Our society favors those who are mobile and swift. Technology evolves to increase the speed at which our messages can be sent to make choices, make connections, and make money. How can dementia patients, painfully slowed by disease, participate in a world that seems to move faster all the time?
A shadow of stress now haunts my mother’s every step. Last week it was time for her six-month neurological check-up and I didn’t want to take her. I worry every time she tries to walk, especially if she has to enter a car. She seems to have forgotten how to bend her knees. At times she looks like she can’t remember what legs are for. I told my sister I thought we should cancel the appointment. It’s not like the doctor has a new elixir to restore her skills. I felt that transporting her was more likely to lead to a fall than to any health improvement.
My sister disagreed. She was determined that Mom should see the doctor. Just in time, we got a wheelchair which solved some of Mom’s mobility problems. Then, to further persuade me, my sister discovered a service called Freedom Taxi, an ADA compliant transportation company. Freedom operates a fleet of taxi vans equipped with drop-down ramps for wheelchairs. The patient never has to get out of the chair, which is pushed up into the back of the cab and secured with a locking belt. A companion can ride up front and offer soothing words to calm and reassure the person in the back.
The service was not without glitches. I called days in advance to order the taxi pick up and I’m very glad I did. Later when I did an Internet search for the company, I stumbled on the Freedom Taxi Yelp reviews — which were awful. But the unhappy Yelp writers were all passengers who had ordered regular taxis on the day they needed service. None of them got timely pick ups. Our wheelchair taxi showed up for Mom exactly on time — both when taking her to the doctor’s office and when picking her up after the appointment.

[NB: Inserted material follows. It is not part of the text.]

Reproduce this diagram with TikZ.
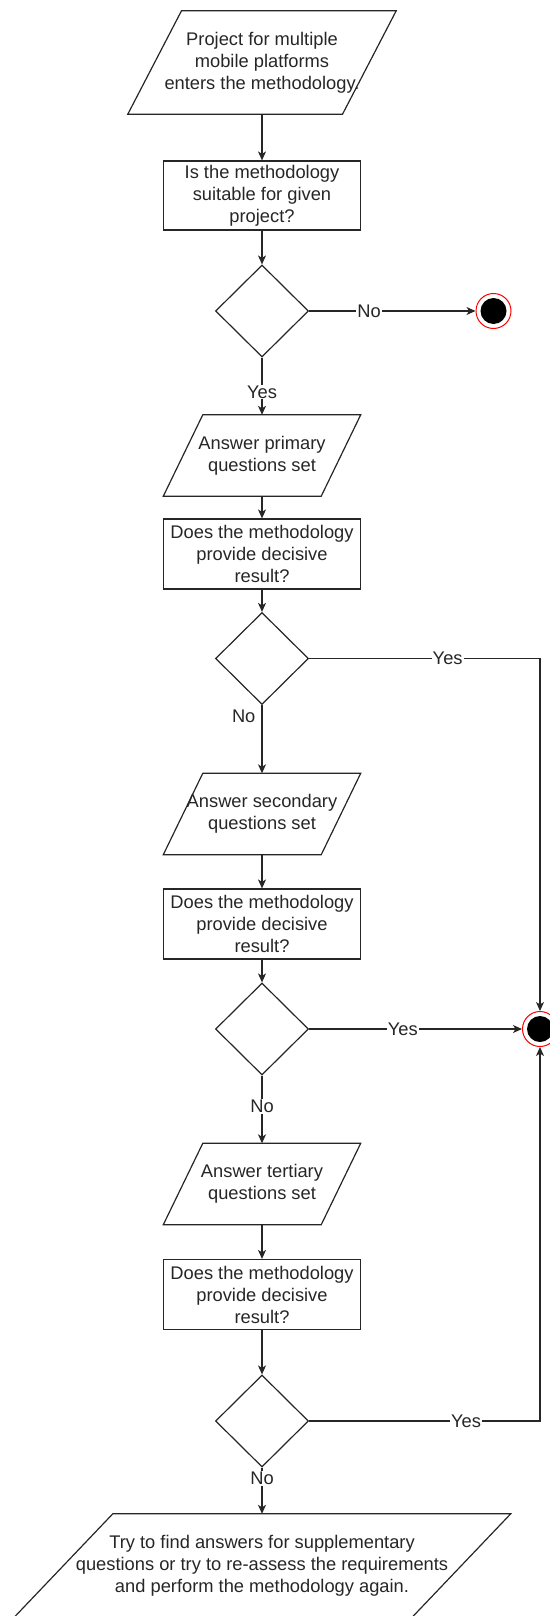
\documentclass[tikz,border=0pt]{standalone}
\usepackage{fontspec}
\setmainfont{Liberation Sans}
\usetikzlibrary{shapes.geometric,arrows.meta,calc}

\begin{document}
\begin{tikzpicture}[x=1pt,y=-1pt,font=\fontsize{18.3}{22}\selectfont]
		\tikzstyle{myline}=[black!85,line width=1.2pt]
		\tikzstyle{myarrow}=[myline,>={Stealth[length=9pt,width=8pt,inset=2.5pt]},->]
		\tikzstyle{io}=[shape=rectangle,inner sep=0pt,align=center,text=black!85]
		\tikzstyle{proc}=[draw,myline,shape=rectangle,minimum width=197pt,minimum height=70pt,inner sep=0pt,align=center]
		\tikzstyle{dec}=[draw,myline,shape=diamond,minimum width=93pt,minimum height=92pt,inner sep=0pt]
		\tikzstyle{endpt}=[draw=red,line width=1pt,fill=white,shape=circle,minimum size=35pt,inner sep=0pt,path picture={\fill[black] (path picture bounding box.center) circle (13pt);}]
		\tikzstyle{lbl}=[fill=white,inner sep=1pt,text=black!85]

		\useasboundingbox (0,0) rectangle (549,1616);

		\node[io,minimum width=268pt,minimum height=103pt] (p1) at (262,62.5) {Project for multiple\\mobile platforms\\enters the methodology.};
		\node[proc,minimum height=69pt] (r1) at (262,195.5) {Is the methodology\\suitable for given\\project?};
		\foreach \y / \z in {311/1,658.5/2,1029/3,1421/4} { \node[dec] (d\z) at (262,\y) {};}
		\foreach \y / \z / \t in {455.5/2/primary,814/3/secondary,1184/4/tertiary} { \node[io,minimum width=197pt,minimum height=81pt] (p\z) at (262,\y) {Answer \t\\questions set};}
		\foreach \y / \z in {554/2,924/3,1294.5/4} { \node[proc] (r\z) at (262,\y) {Does the methodology\\provide decisive\\result?};}
		\node[io,minimum width=497pt,minimum height=104pt] (p5) at (262,1566) {Try to find answers for supplementary\\questions or try to re-assess the requirements\\and perform the methodology again.};
		\node[endpt] (e1) at (493.5,311) {};
		\node[endpt] (e2) at (540,1029) {};

		% parallelogram outlines
		\foreach \io in {p1,p2,p3,p4,p5} {
			\draw[myline] let \p1=(\io.south west), \p2=(\io.north east), \n1={0.2*(\x2-\x1)} in
				(\x1,\y1) -- ({\x1+\n1*1pt},\y2) -- (\x2,\y2) -- ({\x2-\n1*1pt},\y1) -- cycle;
		}

		\draw[myarrow] (p1) -- (r1);
		\draw[myarrow] (r1) -- (d1);
		\foreach \z in {2,3,4} { \draw[myarrow] (p\z) -- (r\z); \draw[myarrow] (r\z) -- (d\z);}

		\draw[myarrow] (d1) -- node[lbl,pos=0.36] {No} (e1);
		\draw[myarrow] (d1) -- node[lbl,pos=0.6] {Yes} (p2);
		\draw[myarrow] (d2) -| node[lbl,pos=0.3] {Yes} (e2);
		\draw[myarrow] (d2) -- node[lbl,fill=none,pos=0.16,anchor=east,xshift=-5pt] {No} (p3);
		\draw[myarrow] (d3) -- node[lbl,pos=0.44] {Yes} (e2);
		\draw[myarrow] (d3) -- node[lbl,pos=0.46] {No} (p4);
		\draw[myarrow] (d4) -| node[lbl,pos=0.34] {Yes} (e2);
		\draw[myarrow] (d4) -- node[lbl,pos=0.23] {No} (p5);

	\end{tikzpicture}
\end{document}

Services like these are now proliferating as the number of older people with dementia and disabling illness soars. The society seems most likely to address mobility problems when money can be made from solving them. Hopefully, the cost of services like these will decrease as the number of providers rises. I hope mobile support will also expand beyond big city hubs to smaller communities with high need.

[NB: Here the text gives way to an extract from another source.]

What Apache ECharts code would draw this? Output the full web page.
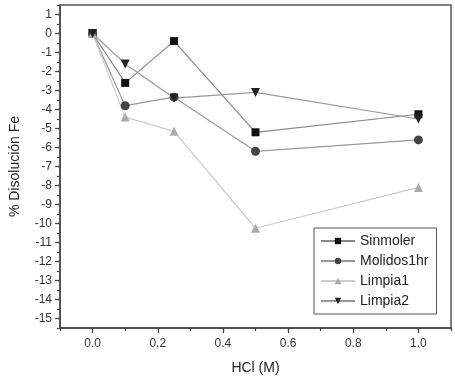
<!DOCTYPE html>
<html>
<head>
<meta charset="utf-8">
<script src="https://cdn.jsdelivr.net/npm/echarts@6/dist/echarts.min.js"></script>
<style>
  html, body { margin: 0; padding: 0; background: #fff; }
  #chart { width: 455px; height: 380px; }
</style>
</head>
<body>
<div id="chart"></div>
<script>
// datos
var hcl = [0, 0.1, 0.25, 0.5, 1.0];
var sinmoler = [0, -2.6, -0.4, -5.2, -4.25];
var molidos1hr = [0, -3.8, -3.35, -6.2, -5.6];
var limpia1 = [0, -4.4, -5.15, -10.25, -8.1];
var limpia2 = [0, -1.6, -3.4, -3.1, -4.5];

var xTicks = [0, 0.2, 0.4, 0.6, 0.8, 1.0];
var yTicks = [1, 0, -1, -2, -3, -4, -5, -6, -7, -8, -9, -10, -11, -12, -13, -14, -15];

function pares(ys) {
    return hcl.map(function (x, i) { return [x, ys[i]]; });
}

var chart = echarts.init(document.getElementById('chart'));

var fuente = 'Liberation Sans, Arial, sans-serif';

var option = {
    backgroundColor: '#fff',
    animation: false,
    grid: {
        left: 57,
        right: 4,
        top: 5,
        bottom: 52,
        show: true,
        borderColor: '#555',
        borderWidth: 1.5,
        backgroundColor: 'transparent'
    },
    legend: {
        orient: 'vertical',
        left: 314,
        top: 228,
        itemWidth: 34,
        itemHeight: 8,
        itemGap: 6,
        padding: [6, 8, 6, 6],
        borderColor: '#555',
        borderWidth: 1,
        backgroundColor: '#fff',
        textStyle: { fontFamily: fuente, fontSize: 14, color: '#222' },
        data: ['Sinmoler', 'Molidos1hr', 'Limpia1', 'Limpia2']
    },
    xAxis: [{
        type: 'value',
        min: -0.1,
        max: 1.1,
        name: 'HCl (M)',
        nameLocation: 'middle',
        nameGap: 33,
        nameTextStyle: { fontFamily: fuente, fontSize: 14, color: '#222' },
        axisLine: { show: true, onZero: false, lineStyle: { color: '#444', width: 1.5 } },
        axisTick: { show: true, length: 5, customValues: xTicks, lineStyle: { color: '#444', width: 1.2 } },
        axisLabel: {
            customValues: xTicks,
            margin: 10,
            fontFamily: fuente, fontSize: 12, color: '#333',
            formatter: function (v) { return v.toFixed(1); }
        },
        splitLine: { show: false }
    }, {
        // ticks menores
        type: 'value',
        position: 'bottom',
        min: -0.1,
        max: 1.1,
        interval: 0.1,
        axisLine: { show: false, onZero: false },
        axisTick: { show: true, length: 3, lineStyle: { color: '#444', width: 1.2 } },
        axisLabel: { show: false },
        splitLine: { show: false }
    }],
    yAxis: [{
        type: 'value',
        position: 'left',
        min: -15.5,
        max: 1.5,
        name: '% Disolución Fe',
        nameLocation: 'middle',
        nameGap: 38,
        nameTextStyle: { fontFamily: fuente, fontSize: 14, color: '#222' },
        axisLine: { show: true, onZero: false, lineStyle: { color: '#444', width: 1.5 } },
        axisTick: { show: true, length: 5, customValues: yTicks, lineStyle: { color: '#444', width: 1.2 } },
        axisLabel: {
            customValues: yTicks,
            margin: 8,
            fontFamily: fuente, fontSize: 12, color: '#333'
        },
        splitLine: { show: false }
    }, {
        type: 'value',
        position: 'left',
        min: -15.5,
        max: 1.5,
        interval: 0.5,
        axisLine: { show: false, onZero: false },
        axisTick: { show: true, length: 3, lineStyle: { color: '#444', width: 1.2 } },
        axisLabel: { show: false },
        splitLine: { show: false }
    }],
    series: [{
        name: 'Sinmoler',
        type: 'line',
        data: pares(sinmoler),
        symbol: 'rect',
        symbolSize: 8,
        itemStyle: { color: '#111' },
        lineStyle: { color: '#888', width: 1.2 }
    }, {
        name: 'Molidos1hr',
        type: 'line',
        data: pares(molidos1hr),
        symbol: 'circle',
        symbolSize: 9,
        itemStyle: { color: '#444' },
        lineStyle: { color: '#999', width: 1.2 }
    }, {
        name: 'Limpia1',
        type: 'line',
        data: pares(limpia1),
        symbol: 'triangle',
        symbolSize: 9,
        itemStyle: { color: '#aaa' },
        lineStyle: { color: '#ccc', width: 1.2 }
    }, {
        name: 'Limpia2',
        type: 'line',
        data: pares(limpia2),
        symbol: 'triangle',
        symbolRotate: 180,
        symbolSize: 9,
        itemStyle: { color: '#222' },
        lineStyle: { color: '#999', width: 1.2 }
    }]
};

chart.setOption(option);
</script>
</body>
</html>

The whole experience made me appreciate the incredible mobility I’ve always enjoyed. It’s a gift you take for granted until life forces you to grow a new pair of eyes and see what it’s like to have your movement curtailed. I thank heaven for my legs, my car, and the good health that still allows me to propel myself around this green planet. I’m also very grateful that we’ve found a new and safe way to move mom around when it’s absolutely necessary.